Figure scripts

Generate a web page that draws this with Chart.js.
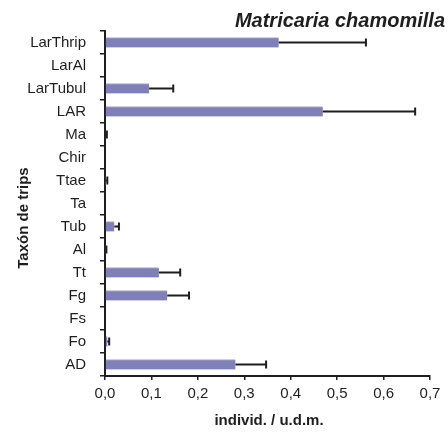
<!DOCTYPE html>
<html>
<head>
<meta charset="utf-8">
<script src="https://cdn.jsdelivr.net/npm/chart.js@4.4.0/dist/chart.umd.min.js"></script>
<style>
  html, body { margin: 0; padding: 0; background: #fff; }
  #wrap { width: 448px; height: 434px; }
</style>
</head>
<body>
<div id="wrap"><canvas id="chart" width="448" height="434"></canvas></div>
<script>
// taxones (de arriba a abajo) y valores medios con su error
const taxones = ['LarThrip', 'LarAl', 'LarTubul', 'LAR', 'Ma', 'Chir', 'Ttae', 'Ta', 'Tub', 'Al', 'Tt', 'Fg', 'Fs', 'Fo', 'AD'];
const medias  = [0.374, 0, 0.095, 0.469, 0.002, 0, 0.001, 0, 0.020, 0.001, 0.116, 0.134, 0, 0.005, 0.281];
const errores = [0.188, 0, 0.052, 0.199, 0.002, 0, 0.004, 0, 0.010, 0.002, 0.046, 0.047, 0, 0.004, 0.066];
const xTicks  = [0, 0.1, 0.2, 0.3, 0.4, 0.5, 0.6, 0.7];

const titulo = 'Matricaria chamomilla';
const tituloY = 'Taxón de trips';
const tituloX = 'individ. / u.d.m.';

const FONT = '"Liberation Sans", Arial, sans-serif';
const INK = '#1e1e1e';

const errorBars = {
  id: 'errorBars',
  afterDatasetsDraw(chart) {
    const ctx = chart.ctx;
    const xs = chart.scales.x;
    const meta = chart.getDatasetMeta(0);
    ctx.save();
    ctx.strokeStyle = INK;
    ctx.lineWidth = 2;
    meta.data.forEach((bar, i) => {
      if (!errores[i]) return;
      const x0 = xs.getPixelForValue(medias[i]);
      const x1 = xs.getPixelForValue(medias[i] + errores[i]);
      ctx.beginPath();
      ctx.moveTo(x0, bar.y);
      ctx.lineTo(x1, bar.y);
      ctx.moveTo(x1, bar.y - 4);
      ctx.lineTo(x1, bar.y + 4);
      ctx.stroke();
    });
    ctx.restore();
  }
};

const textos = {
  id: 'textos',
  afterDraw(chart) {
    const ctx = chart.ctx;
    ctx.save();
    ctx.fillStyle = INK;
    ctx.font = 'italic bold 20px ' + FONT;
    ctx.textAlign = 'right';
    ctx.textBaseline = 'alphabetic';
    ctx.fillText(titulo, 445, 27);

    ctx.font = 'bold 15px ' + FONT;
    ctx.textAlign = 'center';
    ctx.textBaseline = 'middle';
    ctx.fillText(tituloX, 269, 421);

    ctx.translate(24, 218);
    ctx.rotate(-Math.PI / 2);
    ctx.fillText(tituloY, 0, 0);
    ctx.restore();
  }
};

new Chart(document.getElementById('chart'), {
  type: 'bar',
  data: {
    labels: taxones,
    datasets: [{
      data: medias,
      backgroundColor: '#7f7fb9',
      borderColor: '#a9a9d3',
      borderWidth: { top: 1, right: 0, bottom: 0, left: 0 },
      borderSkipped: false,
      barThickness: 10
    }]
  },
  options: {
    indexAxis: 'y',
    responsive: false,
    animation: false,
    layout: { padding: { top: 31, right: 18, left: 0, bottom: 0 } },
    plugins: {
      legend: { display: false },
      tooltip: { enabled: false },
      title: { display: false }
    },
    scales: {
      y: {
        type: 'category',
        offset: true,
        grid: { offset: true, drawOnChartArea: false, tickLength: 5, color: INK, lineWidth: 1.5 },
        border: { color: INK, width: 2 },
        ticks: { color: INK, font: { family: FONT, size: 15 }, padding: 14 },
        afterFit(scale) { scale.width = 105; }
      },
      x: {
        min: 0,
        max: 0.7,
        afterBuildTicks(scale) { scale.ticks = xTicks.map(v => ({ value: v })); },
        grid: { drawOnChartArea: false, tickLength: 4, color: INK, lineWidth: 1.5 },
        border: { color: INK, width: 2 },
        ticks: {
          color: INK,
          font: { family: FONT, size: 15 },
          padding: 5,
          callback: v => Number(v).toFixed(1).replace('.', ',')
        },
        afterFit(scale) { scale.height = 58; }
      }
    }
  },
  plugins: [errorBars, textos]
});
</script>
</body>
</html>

---

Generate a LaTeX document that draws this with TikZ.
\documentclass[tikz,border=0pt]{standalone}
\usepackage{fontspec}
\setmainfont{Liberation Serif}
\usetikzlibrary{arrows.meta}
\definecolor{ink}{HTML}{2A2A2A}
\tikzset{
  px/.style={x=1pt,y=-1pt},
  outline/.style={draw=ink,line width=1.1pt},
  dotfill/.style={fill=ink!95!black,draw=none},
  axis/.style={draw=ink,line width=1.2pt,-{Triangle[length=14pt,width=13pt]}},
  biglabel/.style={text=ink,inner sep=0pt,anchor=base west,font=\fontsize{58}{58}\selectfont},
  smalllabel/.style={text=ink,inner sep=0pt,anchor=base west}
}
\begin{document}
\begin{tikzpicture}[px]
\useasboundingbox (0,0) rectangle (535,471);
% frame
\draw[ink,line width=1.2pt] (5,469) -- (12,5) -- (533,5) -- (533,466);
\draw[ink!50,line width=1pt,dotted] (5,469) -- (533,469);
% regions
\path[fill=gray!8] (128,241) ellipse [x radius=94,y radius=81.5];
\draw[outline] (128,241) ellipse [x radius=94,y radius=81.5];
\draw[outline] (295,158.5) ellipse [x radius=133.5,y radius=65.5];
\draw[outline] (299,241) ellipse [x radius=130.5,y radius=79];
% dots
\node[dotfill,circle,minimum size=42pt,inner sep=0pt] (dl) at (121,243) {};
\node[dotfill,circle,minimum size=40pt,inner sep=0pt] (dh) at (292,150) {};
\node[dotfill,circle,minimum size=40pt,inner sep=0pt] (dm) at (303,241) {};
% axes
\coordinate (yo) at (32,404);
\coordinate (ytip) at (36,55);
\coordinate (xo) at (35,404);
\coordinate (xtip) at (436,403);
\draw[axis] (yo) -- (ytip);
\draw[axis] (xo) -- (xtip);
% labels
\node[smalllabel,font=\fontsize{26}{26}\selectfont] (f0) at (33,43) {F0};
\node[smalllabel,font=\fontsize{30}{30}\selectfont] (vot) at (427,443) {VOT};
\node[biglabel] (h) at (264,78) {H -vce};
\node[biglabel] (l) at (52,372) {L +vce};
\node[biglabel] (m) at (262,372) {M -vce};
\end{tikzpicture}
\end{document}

● What needs to be done: Going back to the data above, write out everything from the line with "Generate a web" down to the line with "const INK = '#1e1e1e';", both included, leaving every picture out.

● Answer for this exercise:
Generate a web page that draws this with Chart.js.
<!DOCTYPE html>
<html>
<head>
<meta charset="utf-8">
<script src="https://cdn.jsdelivr.net/npm/chart.js@4.4.0/dist/chart.umd.min.js"></script>
<style>
  html, body { margin: 0; padding: 0; background: #fff; }
  #wrap { width: 448px; height: 434px; }
</style>
</head>
<body>
<div id="wrap"><canvas id="chart" width="448" height="434"></canvas></div>
<script>
// taxones (de arriba a abajo) y valores medios con su error
const taxones = ['LarThrip', 'LarAl', 'LarTubul', 'LAR', 'Ma', 'Chir', 'Ttae', 'Ta', 'Tub', 'Al', 'Tt', 'Fg', 'Fs', 'Fo', 'AD'];
const medias  = [0.374, 0, 0.095, 0.469, 0.002, 0, 0.001, 0, 0.020, 0.001, 0.116, 0.134, 0, 0.005, 0.281];
const errores = [0.188, 0, 0.052, 0.199, 0.002, 0, 0.004, 0, 0.010, 0.002, 0.046, 0.047, 0, 0.004, 0.066];
const xTicks  = [0, 0.1, 0.2, 0.3, 0.4, 0.5, 0.6, 0.7];

const titulo = 'Matricaria chamomilla';
const tituloY = 'Taxón de trips';
const tituloX = 'individ. / u.d.m.';

const FONT = '"Liberation Sans", Arial, sans-serif';
const INK = '#1e1e1e';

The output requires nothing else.